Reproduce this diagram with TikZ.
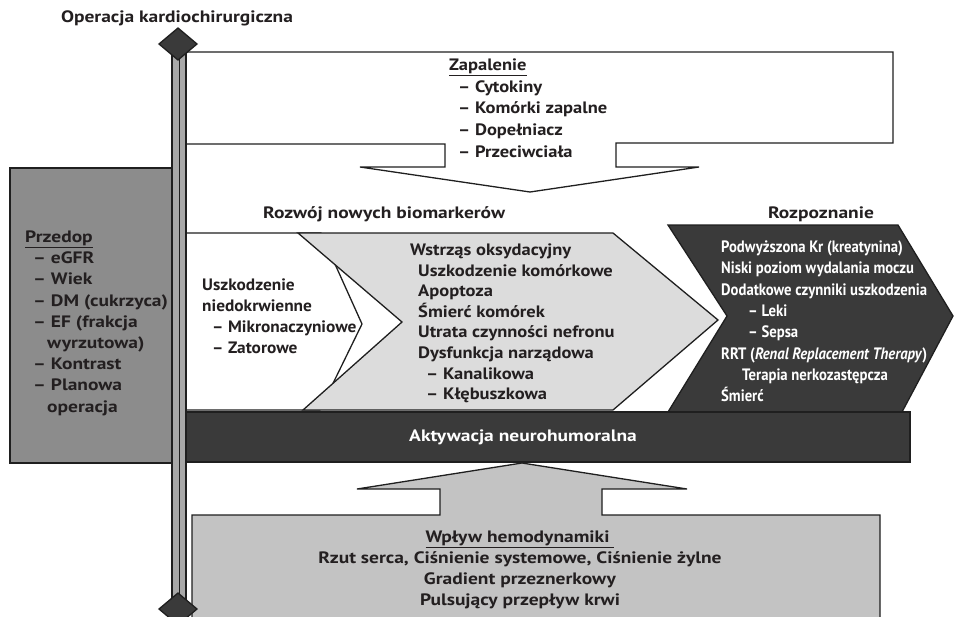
---
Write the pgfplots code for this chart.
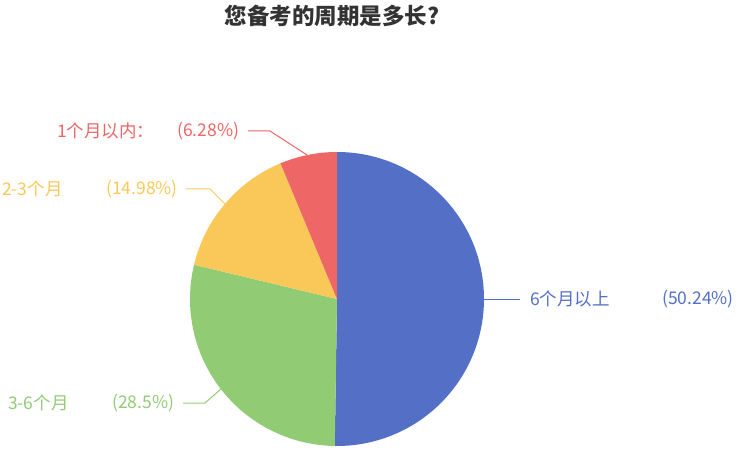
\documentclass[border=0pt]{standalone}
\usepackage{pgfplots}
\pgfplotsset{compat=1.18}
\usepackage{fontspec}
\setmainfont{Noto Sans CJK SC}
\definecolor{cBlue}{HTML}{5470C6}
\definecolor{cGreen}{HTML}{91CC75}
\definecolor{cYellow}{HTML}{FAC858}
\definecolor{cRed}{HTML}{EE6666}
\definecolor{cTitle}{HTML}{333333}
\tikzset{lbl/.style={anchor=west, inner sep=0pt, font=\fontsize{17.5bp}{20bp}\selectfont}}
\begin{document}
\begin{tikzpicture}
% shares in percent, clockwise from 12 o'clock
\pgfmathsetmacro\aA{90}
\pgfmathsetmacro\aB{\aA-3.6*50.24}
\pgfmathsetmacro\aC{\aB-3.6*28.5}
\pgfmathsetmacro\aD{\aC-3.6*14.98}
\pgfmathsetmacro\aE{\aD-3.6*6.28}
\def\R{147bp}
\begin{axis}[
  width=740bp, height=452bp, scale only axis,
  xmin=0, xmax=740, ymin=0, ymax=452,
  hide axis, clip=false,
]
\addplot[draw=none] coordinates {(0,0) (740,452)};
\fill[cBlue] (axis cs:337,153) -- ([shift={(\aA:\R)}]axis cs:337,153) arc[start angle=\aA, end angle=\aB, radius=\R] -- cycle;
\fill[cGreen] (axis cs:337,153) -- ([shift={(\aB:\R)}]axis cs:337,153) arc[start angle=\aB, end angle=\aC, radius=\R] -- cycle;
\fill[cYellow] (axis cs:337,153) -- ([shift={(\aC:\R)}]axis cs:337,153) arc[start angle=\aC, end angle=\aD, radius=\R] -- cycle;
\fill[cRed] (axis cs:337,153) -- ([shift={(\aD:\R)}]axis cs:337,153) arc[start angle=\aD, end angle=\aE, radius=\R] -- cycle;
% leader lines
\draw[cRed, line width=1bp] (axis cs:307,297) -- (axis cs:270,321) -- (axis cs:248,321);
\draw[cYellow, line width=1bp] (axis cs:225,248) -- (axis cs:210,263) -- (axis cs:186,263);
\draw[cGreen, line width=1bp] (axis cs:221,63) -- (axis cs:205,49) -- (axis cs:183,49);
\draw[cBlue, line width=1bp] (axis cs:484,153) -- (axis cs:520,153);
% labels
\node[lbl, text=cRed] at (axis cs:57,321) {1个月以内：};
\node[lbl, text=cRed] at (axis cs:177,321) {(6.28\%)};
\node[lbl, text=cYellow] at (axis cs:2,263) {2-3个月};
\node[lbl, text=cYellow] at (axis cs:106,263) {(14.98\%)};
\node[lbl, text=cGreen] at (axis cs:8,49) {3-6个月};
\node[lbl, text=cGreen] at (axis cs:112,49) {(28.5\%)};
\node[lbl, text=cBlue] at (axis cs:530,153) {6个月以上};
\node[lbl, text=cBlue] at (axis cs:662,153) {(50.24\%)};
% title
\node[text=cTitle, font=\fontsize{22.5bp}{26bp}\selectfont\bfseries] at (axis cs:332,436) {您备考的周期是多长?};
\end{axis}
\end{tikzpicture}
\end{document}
---
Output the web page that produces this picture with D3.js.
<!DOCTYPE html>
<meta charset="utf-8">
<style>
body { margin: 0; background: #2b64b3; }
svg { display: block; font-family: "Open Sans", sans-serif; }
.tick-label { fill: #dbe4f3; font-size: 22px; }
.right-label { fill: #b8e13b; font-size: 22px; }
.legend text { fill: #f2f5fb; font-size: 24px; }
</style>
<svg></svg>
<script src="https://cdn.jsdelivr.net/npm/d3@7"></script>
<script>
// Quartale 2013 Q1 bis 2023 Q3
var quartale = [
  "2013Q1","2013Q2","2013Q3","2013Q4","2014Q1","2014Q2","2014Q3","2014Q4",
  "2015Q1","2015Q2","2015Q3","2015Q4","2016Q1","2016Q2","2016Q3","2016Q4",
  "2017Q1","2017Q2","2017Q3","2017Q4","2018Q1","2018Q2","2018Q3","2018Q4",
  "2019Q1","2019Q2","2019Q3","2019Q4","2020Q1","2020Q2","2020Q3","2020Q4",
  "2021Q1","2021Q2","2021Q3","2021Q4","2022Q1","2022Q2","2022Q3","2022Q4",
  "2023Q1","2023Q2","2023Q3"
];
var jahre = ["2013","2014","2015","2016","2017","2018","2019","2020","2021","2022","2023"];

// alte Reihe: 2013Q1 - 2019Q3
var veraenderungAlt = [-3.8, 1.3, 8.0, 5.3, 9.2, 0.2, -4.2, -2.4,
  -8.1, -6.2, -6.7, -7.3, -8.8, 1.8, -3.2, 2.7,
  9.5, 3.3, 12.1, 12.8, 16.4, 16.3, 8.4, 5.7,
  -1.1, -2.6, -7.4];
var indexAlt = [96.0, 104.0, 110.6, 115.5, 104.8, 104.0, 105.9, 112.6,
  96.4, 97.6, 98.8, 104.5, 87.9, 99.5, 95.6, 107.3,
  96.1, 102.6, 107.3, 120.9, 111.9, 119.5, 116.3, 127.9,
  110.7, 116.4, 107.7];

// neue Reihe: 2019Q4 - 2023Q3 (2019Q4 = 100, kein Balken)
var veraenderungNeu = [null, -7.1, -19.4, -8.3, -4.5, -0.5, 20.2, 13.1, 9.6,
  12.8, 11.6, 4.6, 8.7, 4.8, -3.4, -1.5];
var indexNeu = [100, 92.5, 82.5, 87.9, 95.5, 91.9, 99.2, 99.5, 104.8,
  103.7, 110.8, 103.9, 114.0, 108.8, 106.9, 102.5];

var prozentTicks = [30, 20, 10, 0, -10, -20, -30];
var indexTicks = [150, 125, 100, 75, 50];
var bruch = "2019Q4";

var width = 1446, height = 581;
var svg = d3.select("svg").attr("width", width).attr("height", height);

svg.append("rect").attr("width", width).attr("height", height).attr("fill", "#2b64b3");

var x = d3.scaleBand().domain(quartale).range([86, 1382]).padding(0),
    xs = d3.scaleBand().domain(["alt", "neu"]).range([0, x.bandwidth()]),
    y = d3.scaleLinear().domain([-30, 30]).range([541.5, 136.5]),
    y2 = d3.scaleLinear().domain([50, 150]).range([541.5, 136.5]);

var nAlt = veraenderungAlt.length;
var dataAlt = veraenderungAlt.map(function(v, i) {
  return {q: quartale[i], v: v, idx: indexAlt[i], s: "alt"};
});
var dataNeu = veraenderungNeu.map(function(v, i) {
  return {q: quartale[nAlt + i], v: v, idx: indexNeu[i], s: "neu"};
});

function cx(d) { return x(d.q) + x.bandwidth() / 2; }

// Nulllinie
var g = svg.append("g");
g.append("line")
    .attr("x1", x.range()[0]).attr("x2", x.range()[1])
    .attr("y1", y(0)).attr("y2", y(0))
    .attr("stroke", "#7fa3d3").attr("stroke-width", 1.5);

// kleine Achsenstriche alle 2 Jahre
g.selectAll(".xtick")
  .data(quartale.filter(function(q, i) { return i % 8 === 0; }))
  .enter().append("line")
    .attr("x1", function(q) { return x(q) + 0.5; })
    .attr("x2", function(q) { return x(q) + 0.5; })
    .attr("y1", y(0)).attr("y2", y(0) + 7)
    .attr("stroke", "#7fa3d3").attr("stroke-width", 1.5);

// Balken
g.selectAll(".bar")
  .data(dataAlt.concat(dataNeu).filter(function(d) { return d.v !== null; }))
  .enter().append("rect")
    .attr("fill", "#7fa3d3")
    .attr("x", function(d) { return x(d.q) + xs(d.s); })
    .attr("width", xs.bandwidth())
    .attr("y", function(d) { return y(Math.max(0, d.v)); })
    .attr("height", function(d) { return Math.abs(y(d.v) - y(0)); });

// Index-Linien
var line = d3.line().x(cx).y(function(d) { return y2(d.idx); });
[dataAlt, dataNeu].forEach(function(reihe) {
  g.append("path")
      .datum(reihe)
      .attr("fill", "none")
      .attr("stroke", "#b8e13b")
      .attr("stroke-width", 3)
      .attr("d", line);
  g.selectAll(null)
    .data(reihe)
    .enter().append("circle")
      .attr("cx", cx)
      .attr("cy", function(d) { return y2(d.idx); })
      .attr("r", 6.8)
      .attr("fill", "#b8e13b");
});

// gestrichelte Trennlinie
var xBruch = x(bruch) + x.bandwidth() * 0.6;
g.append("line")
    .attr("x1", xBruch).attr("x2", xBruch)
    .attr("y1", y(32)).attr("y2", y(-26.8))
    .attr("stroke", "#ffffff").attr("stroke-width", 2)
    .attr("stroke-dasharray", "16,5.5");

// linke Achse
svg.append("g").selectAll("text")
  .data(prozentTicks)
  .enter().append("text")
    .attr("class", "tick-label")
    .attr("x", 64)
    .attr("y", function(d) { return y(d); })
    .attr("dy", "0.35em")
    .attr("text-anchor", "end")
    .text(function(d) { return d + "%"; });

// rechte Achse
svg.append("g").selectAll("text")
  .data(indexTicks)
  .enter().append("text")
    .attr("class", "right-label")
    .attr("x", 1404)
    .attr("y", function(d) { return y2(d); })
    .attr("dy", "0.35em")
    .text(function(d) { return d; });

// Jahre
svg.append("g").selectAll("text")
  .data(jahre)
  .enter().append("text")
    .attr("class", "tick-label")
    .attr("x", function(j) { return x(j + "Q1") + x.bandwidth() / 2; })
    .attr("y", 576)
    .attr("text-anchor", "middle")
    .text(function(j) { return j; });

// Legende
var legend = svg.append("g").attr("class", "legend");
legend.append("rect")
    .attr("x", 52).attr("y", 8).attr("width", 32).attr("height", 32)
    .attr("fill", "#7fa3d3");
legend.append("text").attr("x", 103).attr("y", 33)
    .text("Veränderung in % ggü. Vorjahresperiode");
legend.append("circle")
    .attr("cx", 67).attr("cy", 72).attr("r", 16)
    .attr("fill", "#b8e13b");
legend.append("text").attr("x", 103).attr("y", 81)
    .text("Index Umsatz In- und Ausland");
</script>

### EXERCISE PROMPT
From the records above, retype only the lines starting at the line that contains "Output the web" and ending at the line that contains "110.7, 116.4, 107.7];", both included.

### RESULT FOR THIS TASK
Output the web page that produces this picture with D3.js.
<!DOCTYPE html>
<meta charset="utf-8">
<style>
body { margin: 0; background: #2b64b3; }
svg { display: block; font-family: "Open Sans", sans-serif; }
.tick-label { fill: #dbe4f3; font-size: 22px; }
.right-label { fill: #b8e13b; font-size: 22px; }
.legend text { fill: #f2f5fb; font-size: 24px; }
</style>
<svg></svg>
<script src="https://cdn.jsdelivr.net/npm/d3@7"></script>
<script>
// Quartale 2013 Q1 bis 2023 Q3
var quartale = [
  "2013Q1","2013Q2","2013Q3","2013Q4","2014Q1","2014Q2","2014Q3","2014Q4",
  "2015Q1","2015Q2","2015Q3","2015Q4","2016Q1","2016Q2","2016Q3","2016Q4",
  "2017Q1","2017Q2","2017Q3","2017Q4","2018Q1","2018Q2","2018Q3","2018Q4",
  "2019Q1","2019Q2","2019Q3","2019Q4","2020Q1","2020Q2","2020Q3","2020Q4",
  "2021Q1","2021Q2","2021Q3","2021Q4","2022Q1","2022Q2","2022Q3","2022Q4",
  "2023Q1","2023Q2","2023Q3"
];
var jahre = ["2013","2014","2015","2016","2017","2018","2019","2020","2021","2022","2023"];

// alte Reihe: 2013Q1 - 2019Q3
var veraenderungAlt = [-3.8, 1.3, 8.0, 5.3, 9.2, 0.2, -4.2, -2.4,
  -8.1, -6.2, -6.7, -7.3, -8.8, 1.8, -3.2, 2.7,
  9.5, 3.3, 12.1, 12.8, 16.4, 16.3, 8.4, 5.7,
  -1.1, -2.6, -7.4];
var indexAlt = [96.0, 104.0, 110.6, 115.5, 104.8, 104.0, 105.9, 112.6,
  96.4, 97.6, 98.8, 104.5, 87.9, 99.5, 95.6, 107.3,
  96.1, 102.6, 107.3, 120.9, 111.9, 119.5, 116.3, 127.9,
  110.7, 116.4, 107.7];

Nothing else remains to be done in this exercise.